# To convert a .bat or a .vbs file into an executable .exe file without  any software



## mneo (May 20, 2007)

*Just follow these steps =>*

*Step 1*
Navigate to C:\Windows\System32 and locate the file named IEXPRESS.EXE

*Step 2*
Double Click to launch IEXPRESS.EXE or just type & enter iexpress.exe in start>run box.

*Step 3*
You will be presented with the initial welcome screen and be given two choices. Select “Create new Self Extraction Directive file.” Click Next.

*Step 4 *
Next you will be presented with the Package Purpose screen. For our purposes select “Extract Files and run an installation command” and click the Next button.

*Step 5 *
You will be presented with the Package Title screen, which will give you the opportunity to give your project a name. If you are so inclined give it a meaningful name. If like me you are never going to come back to this, name it whatever you want.

*Step 6*
You will next be presented with the Confirmation Prompt Screen. We would like the batch file to just be extracted and run so just choose “No Prompt” and click the Next Button.

*Step 7 *
You are presented with the License Agreement window. If you don’t want your users to have to answer a prompt select “Do not display a license.”

*Step 8* 
The Packaged Files window is where you will select your batch file (or .vbs). Click the Add button and browse to your desired file. Then click next.

*Step 9* 
Here you are presented with a window titled Install Program to Launch. Use the drop down control next to “Install Program and choose the only option that will be present, the .bat or .vbs file that you chose in the previous window.

*Step 10*
The Show Window screen is next. I didn’t want my users to be prompted in any way so I chose Hidden. Click Next.

*Step 11*
No Finished Message for my users. Select “No message” and choose Next.

*Step 12*
The Package Name and Options window is where the new .exe specified. Type in a path or browse to the folder you would like your .exe in, type a name in the file name box and click save. Also check the box that says “Hide File Extraction Progress Animation from User.” If you’re worried about long file names go ahead and click the other box as well.

*Step 13*
Since we really aren’t installing anything we probably want to tell the Configure Restart window to not restart. So choose the option that says “No restart” and hit Next.

*Step 14*
This window is where you have a chance to save all of the options you have chosen into a project file so that if necessary you may later return and make modifications. I have no need to retain the file, but if you would like to be able to come back to it, by all means choose “Save Self Extraction Directive (SED) file” and tell it where to put it. As always, click Next.

*Step 15*
Here’s where you’re new .exe is born, on the Create Package screen. Explore to the directory you told it to put the file in, click Next and then watch your little .exe’s first moments as it pops into the big digital world.

*Step 16*
You’re done! Click finish and go try it out.

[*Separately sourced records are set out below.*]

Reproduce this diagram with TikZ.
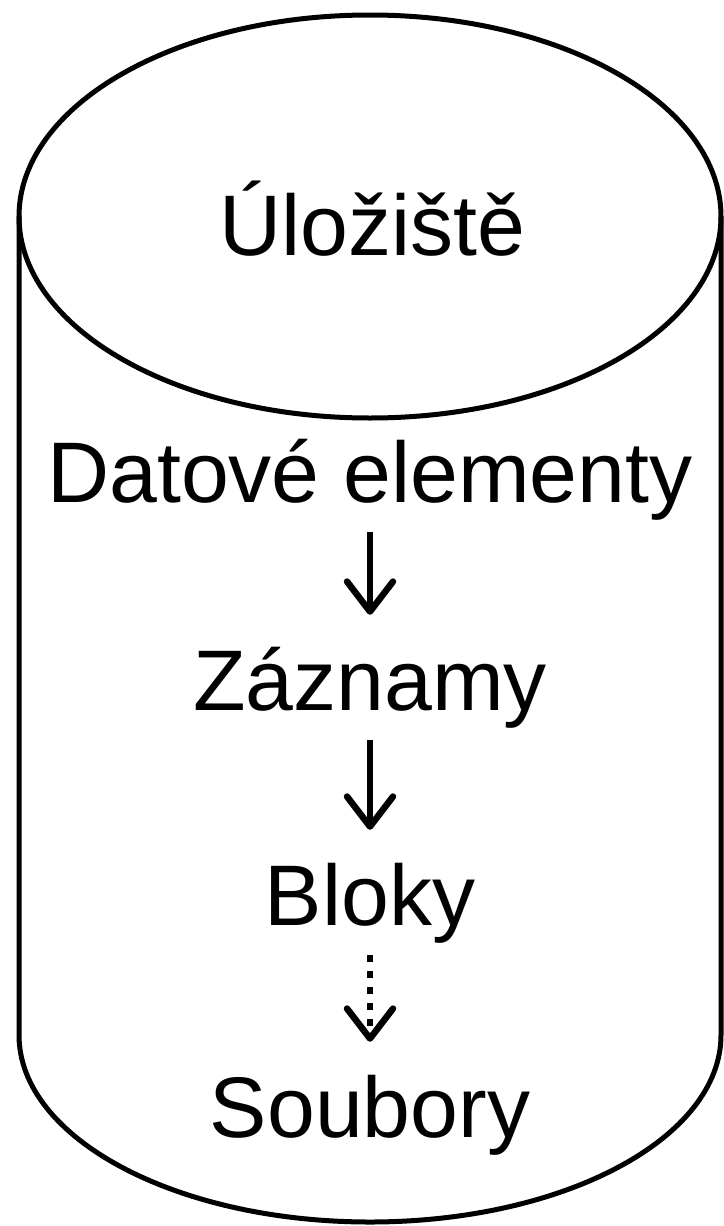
\documentclass[tikz,border=0pt]{standalone}
\usepackage{fontspec}
\setmainfont{Liberation Sans}
\usetikzlibrary{arrows.meta}
\begin{document}
\begin{tikzpicture}[x=1pt,y=-1pt,
  outline/.style={draw=black, line width=5pt},
  lbl/.style={anchor=base, inner sep=0pt, font=\fontsize{86}{100}\selectfont, text height=62pt, text depth=18pt},
  flow/.style={line width=6.5pt, -{Straight Barb[length=30pt,width=46pt,round]}, shorten <=12pt, shorten >=33pt},
  dots/.style={flow, dash pattern=on 7pt off 9pt}]
\useasboundingbox (0,0) rectangle (723,1226);
\draw[outline] (370,216.5) ellipse [x radius=351, y radius=201.5];
\draw[outline] (19,216.5) -- (19,1035) arc[start angle=180, end angle=0, x radius=351, y radius=187] -- (721,216.5);
\node[lbl] (sto) at (372,255) {Úložiště};
\node[lbl] (dat) at (370,502) {Datové elementy};
\node[lbl] (zaz) at (370,710) {Záznamy};
\node[lbl] (blo) at (370,925) {Bloky};
\node[lbl] (sou) at (370,1137) {Soubory};
\draw[flow] (dat.south) -- (zaz.north);
\draw[flow] (zaz.south) -- (blo.north);
\draw[dots] (blo.south) -- (sou.north);
\end{tikzpicture}
\end{document}
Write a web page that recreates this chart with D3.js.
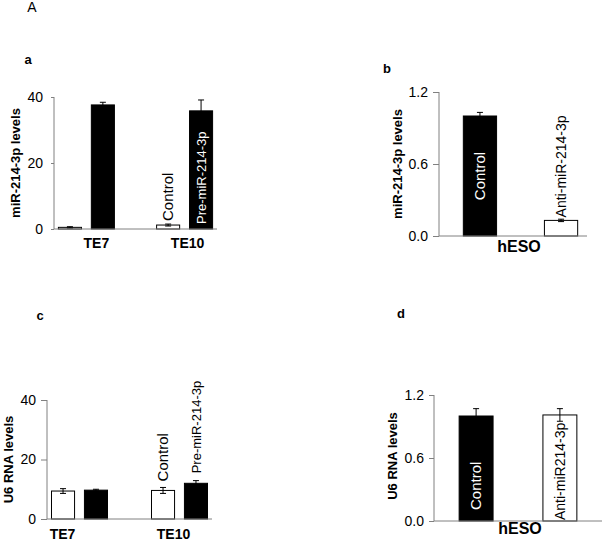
<!DOCTYPE html>
<html><head><meta charset="utf-8">
<script src="https://cdn.jsdelivr.net/npm/d3@7"></script>
<style>
body{margin:0;background:#fff;}
svg{display:block;font-family:"Liberation Sans",Arial,sans-serif;}
</style></head>
<body>
<svg id="c" width="602" height="541"></svg>
<script>
// ---- data ----
const cellLines = ["TE7", "TE10"];
const seriesAC = ["Control", "Pre-miR-214-3p"];
const aControl = [0.5, 1.2];
const aControlErr = [0.2, 0.3];
const aPre = [37.6, 35.8];
const aPreErr = [0.8, 3.3];

const bCategories = ["Control", "Anti-miR-214-3p"];
const bValues = [1.0, 0.13];
const bErr = [0.03, 0.01];

const cControl = [9.4, 9.6];
const cControlErr = [0.8, 1.0];
const cPre = [9.7, 12.0];
const cPreErr = [0.3, 0.9];

const dCategories = ["Control", "Anti-miR214-3p"];
const dValues = [1.0, 1.01];
const dErr = [0.07, 0.06];

const ticksA = [0, 20, 40];
const ticksB = [0, 0.6, 1.2];

const svg = d3.select("#c");
const AX = "#808080";

function text(x, y, s, opt) {
  const t = svg.append("text").attr("x", x).attr("y", y).text(s)
    .attr("font-size", opt.size || 13).attr("font-weight", opt.bold ? "bold" : "normal")
    .attr("fill", opt.fill || "#000").attr("text-anchor", opt.anchor || "middle");
  if (opt.rotate) t.attr("transform", `rotate(-90,${x},${y})`);
  if (opt.dy) t.attr("dy", opt.dy);
  return t;
}

function yAxis(y, x0, ticks, fmt, tickLen, pad, fs) {
  const g = svg.append("g").attr("transform", `translate(${x0},0)`)
    .call(d3.axisLeft(y).tickValues(ticks).tickSize(tickLen).tickPadding(pad).tickFormat(fmt));
  g.select(".domain").attr("stroke", AX).attr("d", `M0,${y.range()[0]}V${y.range()[1]}`);
  g.selectAll(".tick line").attr("stroke", AX);
  g.selectAll(".tick text").attr("font-size", fs).attr("fill", "#000")
    .attr("font-family", "Liberation Sans, Arial, sans-serif");
}

function baseline(y, x0, x1) {
  svg.append("line").attr("x1", x0).attr("x2", x1).attr("y1", y(0)).attr("y2", y(0))
    .attr("stroke", AX).attr("stroke-width", 1);
}

function bar(x, w, y, v, e, fill) {
  svg.append("rect").attr("x", x).attr("width", w).attr("y", y(v)).attr("height", y(0) - y(v))
    .attr("fill", fill).attr("stroke", "#000").attr("stroke-width", 1);
  const cx = x + w / 2;
  const g = svg.append("g").attr("stroke", "#000").attr("stroke-width", 1);
  g.append("line").attr("x1", cx).attr("x2", cx).attr("y1", y(v - e)).attr("y2", y(v + e));
  g.append("line").attr("x1", cx - 3).attr("x2", cx + 3).attr("y1", y(v + e)).attr("y2", y(v + e));
  g.append("line").attr("x1", cx - 3).attr("x2", cx + 3).attr("y1", y(v - e)).attr("y2", y(v - e));
}

// ---- Panel A label ----
text(32, 12, "A", {size: 14});

// ---- panel a ----
(function () {
  const y = d3.scaleLinear().domain([0, 40]).range([229, 97]);
  const x = d3.scalePoint().domain(cellLines).range([54, 217]).padding(0.33);
  const xs = d3.scaleBand().domain(seriesAC).range([-28, 28]).paddingInner(0.3);
  const w = xs.bandwidth();
  text(28, 64, "a", {size: 13, bold: true});
  yAxis(y, 54, ticksA, d3.format("d"), 3, 8, 14);
  cellLines.forEach((c, i) => {
    bar(x(c) + xs("Control"), w, y, aControl[i], aControlErr[i], "#fff");
    bar(x(c) + xs("Pre-miR-214-3p"), w, y, aPre[i], aPreErr[i], "#000");
    text(x(c) + (i === 0 ? 10 : 3), 248, c, {size: 14, bold: true});
  });
  baseline(y, 54, 217);
  const c1 = x("TE10") + xs("Control") + w / 2;
  text(c1, y(aControl[1]) - 4, "Control", {size: 15, rotate: true, anchor: "start", dy: "0.35em"});
  const c2 = x("TE10") + xs("Pre-miR-214-3p") + w / 2;
  text(c2, y(0) - 5, "Pre-miR-214-3p", {size: 13, rotate: true, anchor: "start", dy: "0.35em", fill: "#fff"});
  text(15, (y(0) + y(40)) / 2, "miR-214-3p levels", {size: 13, bold: true, rotate: true, dy: "0.35em"});
})();

// ---- panel b ----
(function () {
  const y = d3.scaleLinear().domain([0, 1.2]).range([236, 92]);
  const x = d3.scaleBand().domain(bCategories).range([439, 602]).paddingInner(0.59).paddingOuter(0.3);
  const w = x.bandwidth();
  text(387, 73, "b", {size: 13, bold: true});
  yAxis(y, 439, ticksB, d3.format(".1f"), 6, 5, 14);
  bar(x(bCategories[0]), w, y, bValues[0], bErr[0], "#000");
  bar(x(bCategories[1]), w, y, bValues[1], bErr[1], "#fff");
  baseline(y, 439, 587);
  text(x(bCategories[0]) + w / 2, (y(0) + y(bValues[0])) / 2, bCategories[0],
       {size: 15, rotate: true, dy: "0.35em", fill: "#fff"});
  text(x(bCategories[1]) + w / 2, y(bValues[1]) - 3, bCategories[1],
       {size: 14, rotate: true, anchor: "start", dy: "0.35em"});
  text(519, 252, "hESO", {size: 16, bold: true});
  text(397, (y(0) + y(1.2)) / 2, "miR-214-3p levels", {size: 13, bold: true, rotate: true, dy: "0.35em"});
})();

// ---- panel c ----
(function () {
  const y = d3.scaleLinear().domain([0, 40]).range([519, 400]);
  const x = d3.scalePoint().domain(cellLines).range([47, 212]).padding(0.325);
  const xs = d3.scaleBand().domain(seriesAC).range([-28, 28]).paddingInner(0.3);
  const w = xs.bandwidth();
  text(40, 320, "c", {size: 13, bold: true});
  yAxis(y, 47, ticksA, d3.format("d"), 6, 5, 14);
  cellLines.forEach((c, i) => {
    bar(x(c) + xs("Control"), w, y, cControl[i], cControlErr[i], "#fff");
    bar(x(c) + xs("Pre-miR-214-3p"), w, y, cPre[i], cPreErr[i], "#000");
    text(x(c) + (i === 0 ? -17 : -6), 539, c, {size: 14, bold: true});
  });
  baseline(y, 47, 212);
  const c1 = x("TE10") + xs("Control") + w / 2;
  text(c1, y(cControl[1]) - 9, "Control", {size: 15, rotate: true, anchor: "start", dy: "0.35em"});
  const c2 = x("TE10") + xs("Pre-miR-214-3p") + w / 2;
  text(c2, y(cPre[1]) - 10, "Pre-miR-214-3p", {size: 13, rotate: true, anchor: "start", dy: "0.35em"});
  text(8, (y(0) + y(40)) / 2, "U6 RNA levels", {size: 13, bold: true, rotate: true, dy: "0.35em"});
})();

// ---- panel d ----
(function () {
  const y = d3.scaleLinear().domain([0, 1.2]).range([521, 395]);
  const x = d3.scaleBand().domain(dCategories).range([434, 602]).paddingInner(0.595).paddingOuter(0.3);
  const w = x.bandwidth();
  text(401, 318, "d", {size: 13, bold: true});
  yAxis(y, 434, ticksB, d3.format(".1f"), 5, 5, 14);
  bar(x(dCategories[0]), w, y, dValues[0], dErr[0], "#000");
  bar(x(dCategories[1]), w, y, dValues[1], dErr[1], "#fff");
  baseline(y, 434, 602);
  text(x(dCategories[0]) + w / 2, y(0) - 11, dCategories[0],
       {size: 15, rotate: true, anchor: "start", dy: "0.35em", fill: "#fff"});
  text(x(dCategories[1]) + w / 2, y(0) - 1, dCategories[1],
       {size: 14, rotate: true, anchor: "start", dy: "0.35em"});
  text(520, 534, "hESO", {size: 16, bold: true});
  text(392, 456, "U6 RNA levels", {size: 13, bold: true, rotate: true, dy: "0.35em"});
})();
</script>
</body></html>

Source : *renegadetech.blogspot.com/

Its a total copy so dont run for my a**, i cant do a s*** myself , if its some old ...very very old kindofa stuff just ignore this & if u think its useless , okkkk but i found it useful.


----------



## ashfame (May 22, 2007)

nice find!
bt da source url is not found on eblogger!


----------



## mneo (May 29, 2007)

Ohhh spelling mistake .....here it is 

*renegadetech.blogspot.com/2006/07/how-to-convert-bat-file-or-vbs-file.html

Check it out  there is some more cool stuff there.

Replying late coz i was busy in my exams.


----------



## ashisharya (Jun 2, 2007)

nice post bro


----------



## Ramakrishnan (Jun 3, 2007)

Worked like a charm.


----------